Venerdì sono stata per la prima volta ad una processione per la Via Crucis del paese limitrofo.
Dopo cena ci siamo trovati con il gruppo della parrocchia, in una chiesetta in salita e con mia grande meraviglia ha deciso di partecipare anche mio figlio di sua spontanea volontà.
Sotto ad un lampione lampeggiante, l’unico che non rimaneva acceso, distribuivano le parti da leggere.
Io mi ero portata dietro la mia solita curiosità ed osservavo in silenzio tutto ciò che ci circondava.

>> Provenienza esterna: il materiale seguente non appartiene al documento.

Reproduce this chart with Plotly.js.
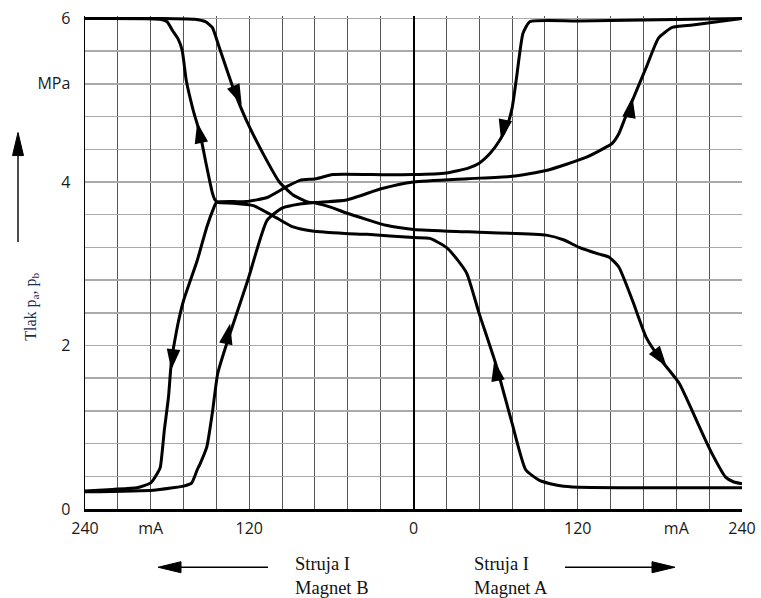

Trovarsi sotto al cielo invece che sotto al soffitto di una chiesa, dava un respiro più grande alla funzione.
Pian piano sono arrivate le persone più o meno conosciute i vigili poi il Don e la processione per la via crucis (rito in cui si commemora Cristo nel suo cammino doloroso alla crocifissione) ha avuto inizio.
Lungo la stradina in salita c’erano delle croci in legno che segnavano le stazioni alle quali fermarsi.
Ad ognuna veniva fatta una lettura, quattordici in tutto, dove si narrava la passione di Cristo.
Grazie all’intensa interpretazione di due lettori, ho ascoltato con attenzione senza perdermi, come spesso accade, nelle letture monotone.
Perché io credo che le parole abbiano bisogno anche della giusta interpretazione per essere più incisive.
Alla fine di ogni lettura Zucchetto leggeva una frase con le sue insolite storpiature sugli accenti.
Ed è stato toccante essere lì con lui, dentro ad una passeggiata spirituale.
La sua voce squillante illuminava il buio, dando una luce speranzosa.
Al termine del percorso siamo entrati in chiesa cantando “Croce Santa”.
Poi lo “Stabat Mater” mi ha fatto venire la pelle d’oca.
Ed è proprio lì che ho sentito il mio Dio, in quello smarrimento dal terreno che non ha nulla di umano.